Across the market, key strategies include: forming alliances with OEMs and mobility providers; embedding telematics modules at vehicle-manufacture stage; leveraging smartphone apps to reduce hardware costs; deploying AI/ML for risk scoring and near-real-time driver feedback; and rolling out usage-based programmes in emerging markets to capture first-mover advantages in telematics-under-penetrated regions.
Future Opportunities and Growth Prospects
Looking ahead, the automotive usage-based insurance market is poised for continued innovation and growth. Several vectors promise to shape the next phase of the industry:
- The increasing penetration of connected and autonomous vehicles will generate richer data streams—offering insurers the ability to refine pricing, intervene proactively and tailor services to mobility patterns rather than simply vehicle ownership.
- Expansion of mobility-as-a-service (MaaS), ride-hailing, car-sharing and subscription-based vehicle models will demand new insurance frameworks aligned to usage, driver profile, trip type and vehicle-pool utilisation. Usage-based insurance is ideally placed to serve this evolving mobility ecosystem.
- Electrification of vehicles presents opportunities for embedded telematics (already present in many EVs) and usage-based models that can reflect unique usage patterns (e.g., charging behaviours, regenerative braking, range usage) and support sustainability goals.
- Further integration of AI, big-data analytics and predictive modelling will allow insurers to detect near-miss events, anticipate risk exposures, provide driver coaching in real time and shift from reactive to proactive risk management.
- Regulatory developments and consumer awareness will continue to drive adoption. Governments encouraging telematics for commercial fleets, young drivers or high-risk segments (and mandating vehicle connectivity) create a favourable backdrop for usage-based insurance expansion.
- Emerging markets—particularly in Asia-Pacific, Latin America and MEA—offer significant growth potential as telematics infrastructure, smartphone penetration and digital-insurance acceptance improve. Insurers entering these markets with usage-based programmes may capture high-growth opportunities.

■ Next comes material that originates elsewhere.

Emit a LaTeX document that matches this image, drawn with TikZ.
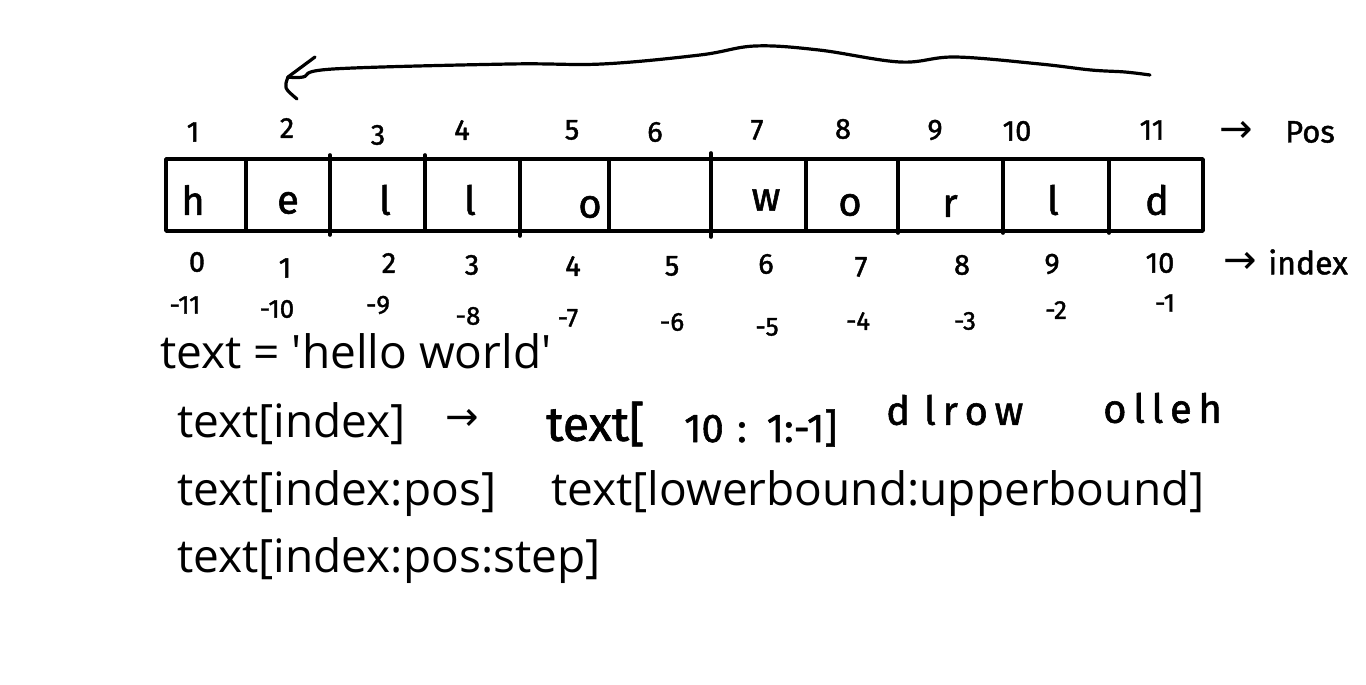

In summary, the convergence of advanced connectivity, data-driven risk models, shifting mobility paradigms and regulatory momentum will continue to propel the automotive usage-based insurance market. Insurers and mobility stakeholders that invest early, build scalable telematics platforms and deliver compelling driver-value propositions will be best positioned to lead in this rapidly evolving landscape.